The lasting solution is to focus on low carbon manufacturing, sustainable development and to change our lasting perspective on a world which we still understand, experientially and intellectually, so little about.
• Simon Hoggart, writing in the Guardian last week, explains that instead of making green gestures such as switching your mobile phone off (doing so for a year would save the equivalent amount of energy that is used to run a hot bath) we need to think in terms of more substantive action, and on a broader scale:
“Much environmentalism is fundamentally religious, the equivalent of taking a tin of beans to Harvest Festival in the hope of ending world hunger or, as David Mackay puts it in his new book Sustainable Energy Without the Hot Air, like baling out the Titanic with a teaspoon.”
• I would like to say a word in defence of the ‘fat cat bankers’ who we all (myself included) despise so much. The said financiers, especially those who have been at the centre of our spiralling economic crisis, are simply, in my view, successful capitalists – just as are those who employ slave labourers. Why should we blame them for mastering a same socio-economic system that we all support and aspire to succeed in without worrying too much about the welfare of others, at home or aboard?
(To set a precedent, animal rights philosopher Peter Singer donates a quarter of his wage to charity).
We should focus instead on fundamental, systematic changes that address the motives and values that underpin our culture as a whole, its institutions and prolonged direction, not merely on those who become TOO greedy.
Similarly, natural disasters (an inherently contradictory, humanly-biased term) are only indicators of a more serious environmental crisis, which is itself a consequence of a still wider, human crisis: a crisis of mind (which may itself prove to be a consequence of the homelessness we experience, living in a heavily industrialised world.)
• We cannot expect urban economies to suddenly become wholly organic systems, or even sustainable ones. But there is no reason why this utopian ideal shouldn’t be the goal which world leaders set in their sights.
Writing in the Guardian today, Suzanne Goldenberg reports that over two thirds of South Korea’s multi-billion dollar stimulus package will be spent on ‘green’ investments. The UK is investing just 7% of IT’S stimulus package in this way.
Given that wind and (in the UK) solar energy are inefficient energy sources, other than recycling our waste, what form can these ‘green measures’ take?
The U.S. package, recently passed by congress, includes: insulating buildings, investing in a new electric grid and improving public transport.

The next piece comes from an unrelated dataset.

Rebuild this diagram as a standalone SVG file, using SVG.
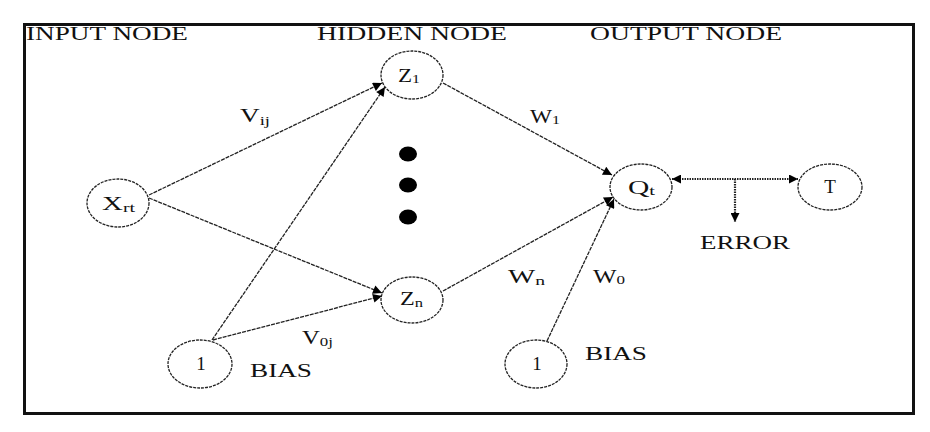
<svg xmlns="http://www.w3.org/2000/svg" width="930" height="432" viewBox="0 0 930 432">
<style>
text{font-family:"Liberation Serif","Times New Roman",serif;fill:#111;font-size:19px}
.sub{font-size:13px}
.node{fill:#fff;stroke:#222;stroke-width:1.3;stroke-dasharray:3 1}
.conn{fill:none;stroke:#222;stroke-width:1.3;stroke-dasharray:4 1}
.err{fill:none;stroke:#222;stroke-width:2.2;stroke-dasharray:1.5 1}
</style>
<defs>
<marker id="arr" viewBox="0 0 10 10" refX="10" refY="5" markerWidth="11" markerHeight="9" markerUnits="userSpaceOnUse" orient="auto-start-reverse">
<path d="M0,0 L10,5 L0,10 z" fill="#000"/>
</marker>
</defs>
<rect x="24.5" y="24.5" width="889" height="389" fill="#fff" stroke="#111" stroke-width="3"/>
<g id="headers">
<text x="26" y="40" textLength="162" lengthAdjust="spacingAndGlyphs">INPUT NODE</text>
<text x="317" y="40" textLength="190" lengthAdjust="spacingAndGlyphs">HIDDEN NODE</text>
<text x="590" y="40" textLength="192" lengthAdjust="spacingAndGlyphs">OUTPUT NODE</text>
</g>
<g id="connectors">
<path class="conn" d="M149,195 L382,83" marker-end="url(#arr)"/>
<path class="conn" d="M212,340 L385,87" marker-end="url(#arr)"/>
<path class="conn" d="M149,198 L382,293" marker-end="url(#arr)"/>
<path class="conn" d="M213,340 L382,296" marker-end="url(#arr)"/>
<path class="conn" d="M443,83 L612,175" marker-end="url(#arr)"/>
<path class="conn" d="M443,291 L613,197" marker-end="url(#arr)"/>
<path class="conn" d="M547,341 L614,199" marker-end="url(#arr)"/>
<path class="err" d="M672,179 L798,179" marker-start="url(#arr)" marker-end="url(#arr)"/>
<path class="err" d="M735,179 L735,222" marker-end="url(#arr)"/>
</g>
<g id="node-xrt">
<ellipse class="node" cx="118" cy="203" rx="31" ry="24"/>
<text x="102" y="210" textLength="33" lengthAdjust="spacingAndGlyphs">X<tspan class="sub" dy="2">rt</tspan></text>
</g>
<g id="node-z1">
<ellipse class="node" cx="412" cy="75" rx="31" ry="24"/>
<text x="398" y="82" textLength="22" lengthAdjust="spacingAndGlyphs">Z<tspan class="sub" dy="1">1</tspan></text>
</g>
<g id="node-zn">
<ellipse class="node" cx="412" cy="300" rx="31" ry="23"/>
<text x="400" y="305" textLength="23" lengthAdjust="spacingAndGlyphs">Z<tspan class="sub" dy="2">n</tspan></text>
</g>
<g id="dots">
<ellipse cx="408" cy="154" rx="9" ry="7.5" fill="#000"/>
<ellipse cx="408" cy="185" rx="9" ry="7.5" fill="#000"/>
<ellipse cx="408" cy="217" rx="9" ry="7.5" fill="#000"/>
</g>
<g id="node-qt">
<ellipse class="node" cx="641" cy="187" rx="31" ry="23"/>
<text x="628" y="194" textLength="27" lengthAdjust="spacingAndGlyphs">Q<tspan class="sub" dy="1">t</tspan></text>
</g>
<g id="node-t">
<ellipse class="node" cx="830" cy="187" rx="32" ry="23"/>
<text x="830" y="193" text-anchor="middle">T</text>
</g>
<g id="node-bias1">
<ellipse class="node" cx="200" cy="364" rx="32" ry="24"/>
<text x="201" y="370" text-anchor="middle">1</text>
<text x="250" y="377" textLength="62" lengthAdjust="spacingAndGlyphs">BIAS</text>
</g>
<g id="node-bias2">
<ellipse class="node" cx="536" cy="364" rx="31" ry="24"/>
<text x="537" y="370" text-anchor="middle">1</text>
<text x="585" y="360" textLength="62" lengthAdjust="spacingAndGlyphs">BIAS</text>
</g>
<g id="labels">
<text x="240" y="122" textLength="30" lengthAdjust="spacingAndGlyphs">V<tspan class="sub" dy="3">ij</tspan></text>
<text x="530" y="123" textLength="30" lengthAdjust="spacingAndGlyphs">W<tspan class="sub" dy="1">1</tspan></text>
<text x="508" y="283" textLength="37" lengthAdjust="spacingAndGlyphs">W<tspan class="sub" dy="2">n</tspan></text>
<text x="593" y="283" textLength="32" lengthAdjust="spacingAndGlyphs">W<tspan class="sub" dy="1">0</tspan></text>
<text x="302" y="344" textLength="31" lengthAdjust="spacingAndGlyphs">V<tspan class="sub" dy="2">0j</tspan></text>
<text x="700" y="249" textLength="90" lengthAdjust="spacingAndGlyphs">ERROR</text>
</g>
</svg>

Such action is vastly progressive for a country that, only a year ago, “was still in denial on issues of energy conservation” (Earl Blumenauer, a Congressman from Oregon and a champion of the environment.)
But until there is a cap on carbon emissions the inverted logic that ‘by saving the economy will hopefully also save the planet’ will continue to prevail and lead politicians and the public into a dark, carbon-sensitive alley.

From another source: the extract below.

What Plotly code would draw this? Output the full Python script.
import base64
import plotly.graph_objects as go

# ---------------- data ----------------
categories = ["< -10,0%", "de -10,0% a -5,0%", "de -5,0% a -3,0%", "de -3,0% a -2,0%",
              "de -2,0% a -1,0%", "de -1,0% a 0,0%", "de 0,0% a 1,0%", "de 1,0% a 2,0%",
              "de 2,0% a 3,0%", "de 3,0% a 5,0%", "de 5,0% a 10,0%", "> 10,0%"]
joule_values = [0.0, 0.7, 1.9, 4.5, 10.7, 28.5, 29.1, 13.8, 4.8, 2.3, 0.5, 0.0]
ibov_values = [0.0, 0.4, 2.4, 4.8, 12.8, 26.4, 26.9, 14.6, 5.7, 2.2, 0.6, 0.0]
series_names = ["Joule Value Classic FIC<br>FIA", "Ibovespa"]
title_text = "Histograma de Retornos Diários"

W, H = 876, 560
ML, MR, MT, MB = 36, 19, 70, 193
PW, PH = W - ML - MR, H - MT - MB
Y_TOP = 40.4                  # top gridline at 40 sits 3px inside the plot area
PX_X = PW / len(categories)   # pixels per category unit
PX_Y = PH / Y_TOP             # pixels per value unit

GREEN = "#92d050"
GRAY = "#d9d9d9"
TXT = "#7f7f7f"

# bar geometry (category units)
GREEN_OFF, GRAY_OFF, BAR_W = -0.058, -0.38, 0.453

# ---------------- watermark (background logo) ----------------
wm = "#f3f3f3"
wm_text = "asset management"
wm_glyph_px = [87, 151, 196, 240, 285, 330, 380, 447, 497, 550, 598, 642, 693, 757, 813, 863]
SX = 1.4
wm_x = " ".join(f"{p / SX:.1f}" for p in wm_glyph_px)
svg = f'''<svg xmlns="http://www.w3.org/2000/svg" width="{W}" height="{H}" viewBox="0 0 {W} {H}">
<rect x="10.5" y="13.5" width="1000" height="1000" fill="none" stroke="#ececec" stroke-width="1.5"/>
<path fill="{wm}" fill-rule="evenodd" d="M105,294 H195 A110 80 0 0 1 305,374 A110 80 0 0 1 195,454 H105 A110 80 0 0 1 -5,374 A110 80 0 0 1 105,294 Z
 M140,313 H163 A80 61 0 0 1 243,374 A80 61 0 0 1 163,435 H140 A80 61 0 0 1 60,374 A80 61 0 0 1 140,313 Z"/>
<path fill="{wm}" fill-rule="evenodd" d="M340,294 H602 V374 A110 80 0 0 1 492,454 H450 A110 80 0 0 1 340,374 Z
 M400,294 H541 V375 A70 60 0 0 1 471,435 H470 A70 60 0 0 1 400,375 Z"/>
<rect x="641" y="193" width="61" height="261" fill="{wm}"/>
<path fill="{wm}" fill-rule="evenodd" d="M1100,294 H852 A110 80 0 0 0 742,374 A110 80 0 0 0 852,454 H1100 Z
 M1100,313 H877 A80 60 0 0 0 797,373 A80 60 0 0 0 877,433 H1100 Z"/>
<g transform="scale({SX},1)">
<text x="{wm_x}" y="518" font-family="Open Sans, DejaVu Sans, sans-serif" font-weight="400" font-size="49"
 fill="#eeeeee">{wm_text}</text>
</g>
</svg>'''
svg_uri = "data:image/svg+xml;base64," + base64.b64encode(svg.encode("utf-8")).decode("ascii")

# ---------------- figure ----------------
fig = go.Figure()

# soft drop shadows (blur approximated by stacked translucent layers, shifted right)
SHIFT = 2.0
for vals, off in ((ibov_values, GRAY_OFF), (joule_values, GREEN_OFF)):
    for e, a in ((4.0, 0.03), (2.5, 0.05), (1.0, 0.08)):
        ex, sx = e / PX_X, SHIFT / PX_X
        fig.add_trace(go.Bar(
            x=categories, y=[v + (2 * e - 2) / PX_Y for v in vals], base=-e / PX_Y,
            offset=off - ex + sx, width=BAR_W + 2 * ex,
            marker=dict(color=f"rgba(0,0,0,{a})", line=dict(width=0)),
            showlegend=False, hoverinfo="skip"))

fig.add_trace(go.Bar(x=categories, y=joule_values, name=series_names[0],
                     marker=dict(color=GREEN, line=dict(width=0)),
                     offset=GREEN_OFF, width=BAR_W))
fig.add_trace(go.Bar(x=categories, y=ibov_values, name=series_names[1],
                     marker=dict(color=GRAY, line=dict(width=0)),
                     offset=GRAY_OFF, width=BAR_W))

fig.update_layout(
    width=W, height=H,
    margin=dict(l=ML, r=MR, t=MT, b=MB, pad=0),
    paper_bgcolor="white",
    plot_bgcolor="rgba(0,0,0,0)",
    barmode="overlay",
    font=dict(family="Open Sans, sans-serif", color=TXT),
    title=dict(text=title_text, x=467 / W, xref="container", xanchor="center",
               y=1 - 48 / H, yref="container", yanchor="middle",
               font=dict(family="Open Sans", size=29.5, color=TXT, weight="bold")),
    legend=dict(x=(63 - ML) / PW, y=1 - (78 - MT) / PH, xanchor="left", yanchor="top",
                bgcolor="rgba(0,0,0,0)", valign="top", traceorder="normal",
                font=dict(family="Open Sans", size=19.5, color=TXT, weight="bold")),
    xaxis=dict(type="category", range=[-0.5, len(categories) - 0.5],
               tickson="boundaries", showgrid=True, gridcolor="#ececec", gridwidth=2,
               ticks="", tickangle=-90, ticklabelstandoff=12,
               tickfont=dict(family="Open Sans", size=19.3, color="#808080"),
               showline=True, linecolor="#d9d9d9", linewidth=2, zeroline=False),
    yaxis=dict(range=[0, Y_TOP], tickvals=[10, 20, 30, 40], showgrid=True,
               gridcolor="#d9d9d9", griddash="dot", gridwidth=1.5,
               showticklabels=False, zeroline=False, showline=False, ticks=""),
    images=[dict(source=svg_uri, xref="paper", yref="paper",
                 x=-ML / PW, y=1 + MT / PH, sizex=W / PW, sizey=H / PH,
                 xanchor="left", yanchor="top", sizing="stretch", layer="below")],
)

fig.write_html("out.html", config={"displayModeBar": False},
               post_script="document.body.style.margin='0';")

• An assessment of the ‘green stimuli’ that should be put in place in order to help the economy and the climate, rated CCS as the ‘least good’ measure for triggering immediate fiscal growth, it was revealed today. The report, whose authors include Lord Stern, focused on ECONOMIC stimuli as those most urgently in need of attention, but also took into consideration the need to “lay the foundations” for low-carbon growth.
Although the report cited the need to increase “efficiency” and “make cuts” that might prove favourable for the environment, these and similar measures were discussed as a secondary concern, one that was considered predominantly in terms of its economic gain.
Green measures, said the report, would be a “useful” public investment in the current economic climate; not for their intrinsic value but because they are less financially risky than they previously have been, since they are “less likely to displace private spending in a recession”.
So whilst the growth of “green” technologies and “green” strategies is welcome news for environmental lobbyists, the same people may also, quite rightly, feel that the environment is not being rescued or respected but that it is being exploited in order to bolster economic growth. Any environmental gains will merely be a favourable by-product of economic ones.
Lord Stern’s report just confirms fears that the environment must still await its proper time and, when, or rather IF, that time comes, its advances will be charted with the subsequent economical benefits at its helm.
If energy resources such as coal and oil were not running out (as a result they become more expensive) and if the economy could thrive indefinitely, would these “green measures” even get a look in?
• By treating the natural world as a set of resources to be utilized for human use, we are simply disguising exploitation with the banner of ‘preservation’. And, by so doing, not only do we exploit the countless numbers of organisms whose quality of, and right to, life we destroy, but we are “debasing ourselves by debasing being itself” (Oscar Wilde).
Radical idealism should not stand in the way of practical changes in global industries - but, equally, it should not allow itself to become buried under a hollow heap of figures and arbitrary targets.